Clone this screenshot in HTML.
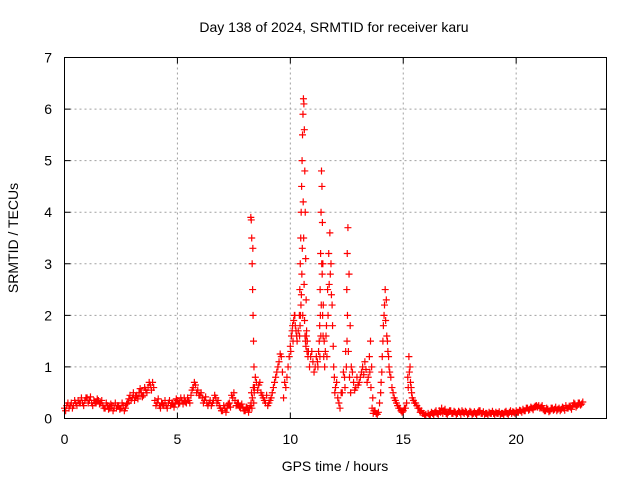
<!DOCTYPE html>
<html><head><meta charset="utf-8"><style>
body{margin:0;background:#fff;}
svg text{font-family:"Liberation Sans",sans-serif;font-size:14px;fill:#000;}
</style></head><body>
<svg id="chart" width="640" height="480" xmlns="http://www.w3.org/2000/svg">
<rect width="640" height="480" fill="#fff"/>
<text x="334" y="32" text-anchor="middle">Day 138 of 2024, SRMTID for receiver karu</text>
<text transform="translate(18,238) rotate(-90)" text-anchor="middle">SRMTID / TECUs</text>
<text x="335" y="471" text-anchor="middle">GPS time / hours</text>
<g id="grid"></g>
<g id="ticks"></g>
<g id="pts"></g>
<rect x="64.5" y="57.5" width="542" height="361" fill="none" stroke="#000" stroke-width="1"/>
</svg>
<script>
const xTicks=[0,5,10,15,20];
const yTicks=[0,1,2,3,4,5,6,7];
const baseA=[0.2,0.25,0.2,0.3,0.25,0.3,0.35,0.3,0.3,0.35,
0.4,0.35,0.3,0.35,0.3,0.35,0.3,0.25,0.2,0.25,
0.2,0.25,0.2,0.2,0.25,0.2,0.25,0.2,0.3,0.45,
0.4,0.35,0.45,0.5,0.5,0.45,0.55,0.6,0.65,0.7,
0.35,0.3,0.25,0.3,0.25,0.25,0.3,0.25,0.3,0.3,
0.35,0.3,0.35,0.4,0.3,0.35,0.45,0.6,0.65,0.55,
0.45,0.4,0.35,0.3,0.3,0.25,0.35,0.4,0.35,0.2,
0.15,0.2,0.2,0.3,0.45,0.5,0.25,0.3,0.2,0.2,
0.15,0.2,0.2];
const baseA2=[0.15,0.3,0.25,0.2,0.35,0.25,0.3,0.4,0.25,0.4,
0.3,0.42,0.25,0.3,0.38,0.28,0.35,0.2,0.3,0.18,
0.28,0.15,0.3,0.25,0.18,0.3,0.15,0.28,0.38,0.35,
0.5,0.42,0.38,0.58,0.42,0.6,0.5,0.7,0.55,0.6,
0.25,0.38,0.2,0.28,0.35,0.2,0.35,0.3,0.22,0.38,
0.28,0.4,0.28,0.32,0.4,0.3,0.55,0.7,0.5,0.45,
0.5,0.3,0.42,0.25,0.35,0.3,0.45,0.3,0.25,0.15,
0.25,0.12,0.28,0.22,0.4,0.35,0.3,0.22,0.28,0.15,
0.22,0.12,0.25];
const midT=[8.25,8.27,8.29,8.31,8.33,8.35,8.37,8.39,8.41,8.5,8.6,8.7,8.8,8.9,9.0,9.1,9.2,9.3,9.4,9.5,9.6,9.7,9.8,9.9,10.0,10.05,10.1,10.15,10.2,10.25,10.3,
10.4,10.42,10.44,10.46,10.48,10.5,10.52,10.54,10.56,10.58,10.6,10.62,10.64,10.66,10.68,10.7,10.72,10.75,10.8,10.9,11.0,11.1,11.2,11.25,11.3,11.32,11.34,11.36,11.38,11.4,11.42,11.44,11.46,11.5,11.55,11.6,11.65,11.7,11.75,11.8,11.85,11.9,11.95,12.0,12.1,12.2,12.3,12.4,12.45,12.5,12.52,12.55,12.6,12.65,12.7,12.8,12.9,13.0,13.1,13.2,13.3,13.4,13.5,13.55,13.6,13.65,13.7,13.8,13.9,14.0,14.05,14.1,14.15,14.2,14.25,14.3,14.35,14.4,14.5,14.6,14.7,14.8,14.9,15.0,15.1,15.2,15.25,15.3,15.35,15.4,15.5,15.6,15.7,15.8,15.9,16.0];
const midV=[3.9,3.85,3.5,3.0,2.5,2.0,1.5,1.0,0.6,0.7,0.65,0.5,0.4,0.3,0.25,0.35,0.5,0.7,0.9,1.1,1.2,0.4,0.6,1.0,1.4,1.6,1.8,1.9,2.0,1.7,1.5,
2.0,2.5,3.0,3.5,4.0,4.5,5.0,5.5,5.9,6.2,6.1,5.6,4.8,4.0,3.1,2.3,1.7,1.5,1.3,1.2,1.1,1.0,1.1,1.3,1.8,2.5,3.2,4.0,4.8,4.5,3.8,3.0,2.2,1.5,1.3,1.8,2.5,3.2,3.6,3.0,2.2,1.4,0.8,0.6,0.4,0.2,0.5,0.8,1.3,2.5,3.2,3.7,2.8,1.8,1.0,0.7,0.6,0.65,0.8,1.0,1.1,0.7,1.2,1.5,1.0,0.4,0.15,0.1,0.12,0.5,0.9,1.5,2.0,2.5,2.3,1.5,1.2,0.9,0.6,0.4,0.3,0.2,0.15,0.15,0.2,0.8,1.2,1.0,0.6,0.4,0.3,0.25,0.2,0.15,0.1,0.08];
const mid2T=[8.26,8.28,8.3,8.32,8.34,8.36,8.38,8.4,8.45,8.55,8.65,8.75,8.85,8.95,9.05,9.15,9.25,9.35,9.45,9.55,9.65,9.75,9.85,9.95,10.02,10.08,10.12,10.18,10.22,10.28,10.35,
10.41,10.43,10.45,10.47,10.49,10.51,10.53,10.55,10.57,10.59,10.61,10.63,10.65,10.67,10.69,10.71,10.74,10.78,10.85,10.95,11.05,11.15,11.22,11.28,11.31,11.33,11.35,11.37,11.39,11.41,11.43,11.45,11.48,11.52,11.58,11.62,11.67,11.72,11.77,11.82,11.87,11.92,11.97,12.05,12.15,12.25,12.35,12.42,12.48,12.51,12.53,12.57,12.62,12.67,12.75,12.85,12.95,13.05,13.15,13.25,13.35,13.45,13.52,13.57,13.62,13.67,13.75,13.85,13.95,14.02,14.07,14.12,14.17,14.22,14.27,14.32,14.37,14.45,14.55,14.65,14.75,14.85,14.95,15.05,15.15,15.22,15.27,15.32,15.37,15.45,15.55,15.65,15.75,15.85,15.95];
const mid2V=[0.3,0.5,0.2,0.4,3.3,0.6,0.3,0.5,0.8,0.55,0.7,0.45,0.35,0.45,0.3,0.4,0.6,0.8,1.0,1.25,0.9,0.7,0.8,1.2,1.3,1.7,1.5,2.0,1.8,1.6,1.7,
1.6,1.8,2.0,2.2,2.4,2.8,3.3,2.0,4.2,3.5,2.6,1.9,1.6,1.5,1.4,1.6,1.3,1.2,1.0,1.3,0.9,1.2,1.0,1.5,1.2,2.0,1.6,2.2,3.0,2.8,2.0,1.6,1.2,1.0,1.6,1.2,2.0,2.6,2.8,2.4,1.8,1.0,0.5,0.7,0.3,0.5,0.9,0.6,1.0,1.5,2.0,1.3,0.8,0.5,0.9,0.55,0.8,0.7,0.9,0.85,0.95,0.8,0.9,0.6,0.2,0.1,0.15,0.08,0.3,0.7,1.2,1.8,2.2,1.9,1.6,1.3,1.0,0.8,0.5,0.35,0.25,0.2,0.12,0.2,0.3,0.6,0.9,0.7,0.5,0.35,0.3,0.2,0.12,0.1,0.06];
const baseB=[0.1,0.08,0.1,0.12,0.1,0.15,0.2,0.15,0.1,
0.12,0.15,0.1,0.12,0.1,0.12,0.15,0.1,0.12,0.1,
0.12,0.1,0.1,0.12,0.15,0.1,0.08,0.1,0.12,0.1,
0.1,0.12,0.1,0.08,0.1,0.12,0.1,0.12,0.1,0.12,
0.15,0.12,0.15,0.18,0.15,0.2,0.18,0.2,0.22,0.25,
0.25,0.22,0.18,0.15,0.18,0.15,0.2,0.18,0.15,0.2,
0.18,0.2,0.25,0.2,0.22,0.25,0.28,0.25,0.3,0.28];
const baseB2=[0.06,0.12,0.07,0.15,0.08,0.12,0.1,0.18,0.08,
0.15,0.1,0.14,0.08,0.14,0.08,0.12,0.14,0.08,0.14,
0.08,0.13,0.07,0.15,0.1,0.13,0.1,0.07,0.1,0.14,
0.08,0.1,0.13,0.1,0.07,0.14,0.08,0.15,0.13,0.1,
0.12,0.16,0.12,0.15,0.2,0.16,0.22,0.17,0.24,0.22,
0.2,0.25,0.15,0.2,0.13,0.2,0.16,0.22,0.18,0.15,
0.22,0.16,0.2,0.24,0.18,0.3,0.22,0.3,0.26,0.32];
const baseAStart=0, baseBStart=16.1, baseStep=0.1;

const X0=64.5,X1=606.5,Y0=418.5,Y1=57.5,XMAX=24,YMAX=7;
const xs=v=>X0+(X1-X0)*v/XMAX;
const ys=v=>Y0-(Y0-Y1)*v/YMAX;
const NS='http://www.w3.org/2000/svg';
const grid=document.getElementById('grid'),ticks=document.getElementById('ticks'),pts=document.getElementById('pts');
function mk(tag,at,parent){const e=document.createElementNS(NS,tag);for(const k in at)e.setAttribute(k,at[k]);parent.appendChild(e);return e;}
xTicks.forEach(t=>{
  const x=xs(t);
  if(t>0){const g=mk('line',{x1:x,x2:x,y1:Y1,y2:Y0,stroke:'#a0a0a0','stroke-dasharray':'2,3'},grid);
  
  }
  const tk=mk('path',{d:`M${x},${Y0}v-6M${x},${Y1}v6`,stroke:'#000'},ticks);
  
  
  const l=mk('text',{x:x,y:444,'text-anchor':'middle'},ticks);l.textContent=t;
  
  
});
yTicks.forEach(t=>{
  const y=ys(t);
  if(t>0&&t<7){const g=mk('line',{x1:X0,x2:X1,y1:y,y2:y,stroke:'#a0a0a0','stroke-dasharray':'2,3'},grid);
  
  }
  const tk=mk('path',{d:`M${X0},${y}h6M${X1},${y}h-6`,stroke:'#000'},ticks);
  
  
  const l=mk('text',{x:52,y:y+5,'text-anchor':'end'},ticks);l.textContent=t;
  
  
});
const T=[],V=[];
baseA.forEach((v,i)=>{T.push(baseAStart+i*baseStep);V.push(v);});
baseA2.forEach((v,i)=>{T.push(baseAStart+(i+0.5)*baseStep);V.push(v);});
midT.forEach((t,i)=>{T.push(t);V.push(midV[i]);});
mid2T.forEach((t,i)=>{T.push(t);V.push(mid2V[i]);});
baseB.forEach((v,i)=>{T.push(baseBStart+i*baseStep);V.push(v);});
baseB2.forEach((v,i)=>{T.push(baseBStart+(i+0.5)*baseStep);V.push(v);});
let d='';
T.forEach((t,i)=>{const x=xs(t),y=ys(V[i]);d+=`M${x-3.5},${y}h7M${x},${y-3.5}v7`;});
const p=mk('path',{d:d,stroke:'#ff0000','stroke-width':1.2,fill:'none'},pts);


</script>
</body></html>
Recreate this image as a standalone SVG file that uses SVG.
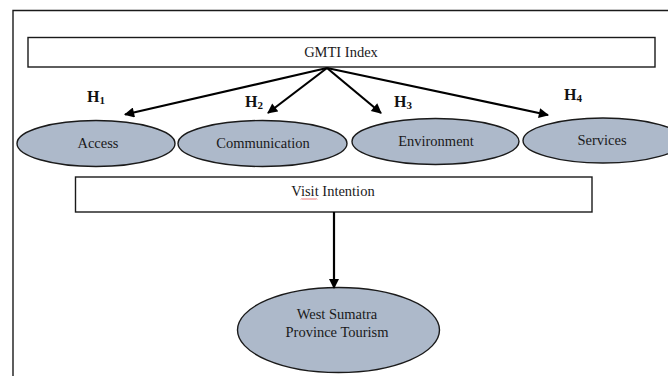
<svg xmlns="http://www.w3.org/2000/svg" width="668" height="376" viewBox="0 0 668 376">
<defs>
<style>
.box{fill:#fff;stroke:#1a1a1a;stroke-width:1.4}
.ell{fill:#adb9ca;stroke:#1a1a1a;stroke-width:1.4}
.t{font-family:"Liberation Serif","Times New Roman",serif;font-size:14.5px;fill:#1a1a1a;text-anchor:middle}
.h{font-family:"Liberation Serif","Times New Roman",serif;font-size:16px;font-weight:bold;fill:#111}
.sub{font-size:11px}
.c{stroke:#000;stroke-width:2.2;fill:none;marker-end:url(#ah)}
</style>
<marker id="ah" viewBox="0 0 10 10" refX="9" refY="5" markerWidth="5.2" markerHeight="4.6" orient="auto" markerUnits="strokeWidth">
<path d="M0,0 L10,5 L0,10 z" fill="#000"/>
</marker>
</defs>
<rect width="668" height="376" fill="#fff"/>
<path d="M13,376 V10.5 H668" fill="none" stroke="#1a1a1a" stroke-width="1.4"/>
<g id="gmti">
<rect class="box" x="28" y="37.5" width="627" height="29.5"/>
<text class="t" x="341" y="57">GMTI Index</text>
</g>
<g id="access">
<ellipse class="ell" cx="96" cy="143.5" rx="79" ry="23"/>
<text class="t" x="98" y="148">Access</text>
</g>
<g id="communication">
<ellipse class="ell" cx="262.5" cy="143.5" rx="84.5" ry="23"/>
<text class="t" x="263" y="148">Communication</text>
</g>
<g id="environment">
<ellipse class="ell" cx="435.5" cy="141.5" rx="83.5" ry="23"/>
<text class="t" x="436" y="146">Environment</text>
</g>
<g id="services">
<ellipse class="ell" cx="603" cy="140.5" rx="80" ry="22.5"/>
<text class="t" x="602" y="145">Services</text>
</g>
<g id="visit">
<rect class="box" x="75.5" y="177" width="516.5" height="35"/>
<text class="t" x="333" y="196">Visit Intention</text>
<path d="M301,199.5 l1,-1 l1,1 l1,-1 l1,1 l1,-1 l1,1 l1,-1 l1,1 l1,-1 l1,1 l1,-1 l1,1 l1,-1 l1,1 l1,-1 l1,1" fill="none" stroke="#e03030" stroke-width="0.7"/>
</g>
<g id="tourism">
<ellipse class="ell" cx="338.5" cy="330" rx="101" ry="42.5"/>
<text class="t" x="337" y="319">West Sumatra</text>
<text class="t" x="337" y="337">Province Tourism</text>
</g>
<g id="connectors">
<line class="c" x1="327" y1="68" x2="125" y2="114.5"/>
<line class="c" x1="327" y1="68" x2="268" y2="113"/>
<line class="c" x1="327" y1="68" x2="381" y2="113"/>
<line class="c" x1="327" y1="68" x2="548" y2="115"/>
<line class="c" x1="334" y1="212" x2="334" y2="288"/>
</g>
<g id="labels">
<text class="h" x="87" y="102">H<tspan class="sub" dy="2">1</tspan></text>
<text class="h" x="245" y="107">H<tspan class="sub" dy="2">2</tspan></text>
<text class="h" x="394" y="107">H<tspan class="sub" dy="2">3</tspan></text>
<text class="h" x="564" y="100">H<tspan class="sub" dy="2">4</tspan></text>
</g>
</svg>
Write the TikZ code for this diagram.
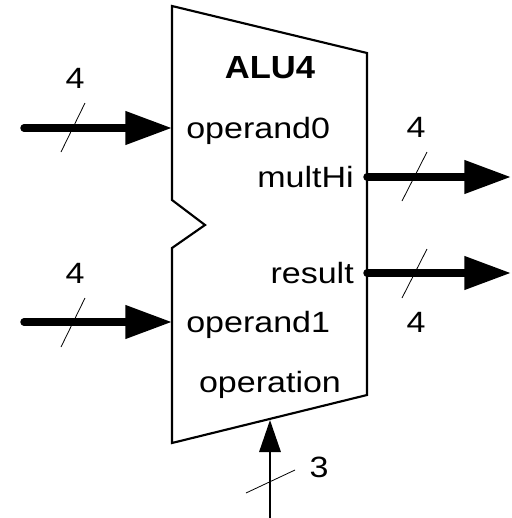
\documentclass[tikz,border=0pt]{standalone}
\usepackage{graphicx}
\usepackage{fontspec}
\setmainfont{Liberation Sans}
\usetikzlibrary{arrows.meta}
\newcommand\wide[1]{\scalebox{1.16}[1]{#1}}
\newcommand\widebf[1]{\scalebox{1.08}[1]{#1}}
\tikzset{
  box/.style={line width=1.6pt, line join=miter},
  bus/.style={line width=5.6pt, line cap=round, -{Triangle[length=35pt,width=24pt]}},
  ctl/.style={line width=1.6pt, -{Triangle[length=24pt,width=16pt]}},
  slash/.style={line width=0.6pt},
  lbl/.style={font=\fontsize{22}{26}\selectfont, inner sep=0pt},
  ttl/.style={font=\fontsize{24}{28}\selectfont\bfseries, inner sep=0pt},
}
\begin{document}
\begin{tikzpicture}[x=0.75pt,y=-0.75pt]
\useasboundingbox (0,0) rectangle (511,518);
% ALU body
\draw[box] (172,6) -- (367,53) -- (367,395) -- (172,443) -- (172,248) -- (205,225) -- (172,200) -- cycle;
% ports
\coordinate (in0) at (172,128);  \coordinate (s0) at (24,128);
\coordinate (in1) at (172,322);  \coordinate (s1) at (24,322);
\coordinate (outHi) at (367,177); \coordinate (eHi) at (511,177);
\coordinate (outR) at (367,273);  \coordinate (eR) at (511,273);
\coordinate (opIn) at (270,420); \coordinate (sOp) at (270,518);
% connectors
\draw[bus] (s0) -- (in0);
\draw[bus] (s1) -- (in1);
\draw[bus] (outHi) -- (eHi);
\draw[bus] (outR) -- (eR);
\draw[ctl] (sOp) -- (opIn);
% bus width marks
\draw[slash] (85,103) -- (61,152);
\draw[slash] (85,298) -- (61,347);
\draw[slash] (427,152) -- (402,201);
\draw[slash] (427,249) -- (402,298);
\draw[slash] (295,470) -- (246,493);
% texts
\node[ttl, anchor=base] (tA) at (270,78) {\widebf{ALU4}};
\node[lbl, anchor=base west] (t0) at (186,138) {\wide{operand0}};
\node[lbl, anchor=base west] (t1) at (186,332) {\wide{operand1}};
\node[lbl, anchor=base east] (tHi) at (354,187) {\wide{multHi}};
\node[lbl, anchor=base east] (tR) at (354,283) {\wide{result}};
\node[lbl, anchor=base] (tOp) at (270,392) {\wide{operation}};
\node[lbl, anchor=base] (n0) at (75,88) {\wide{4}};
\node[lbl, anchor=base] (n1) at (75,283) {\wide{4}};
\node[lbl, anchor=base] (nHi) at (416,137) {\wide{4}};
\node[lbl, anchor=base] (nR) at (416,332) {\wide{4}};
\node[lbl, anchor=base] (nOp) at (319,477) {\wide{3}};
\end{tikzpicture}
\end{document}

Aim of the exercise = Show, from the material above, each line that includes the string "this".

Finished exercise =
Clone this screenshot in HTML.
Recreate this image as a standalone SVG file that uses SVG.
Write the TikZ code for this diagram.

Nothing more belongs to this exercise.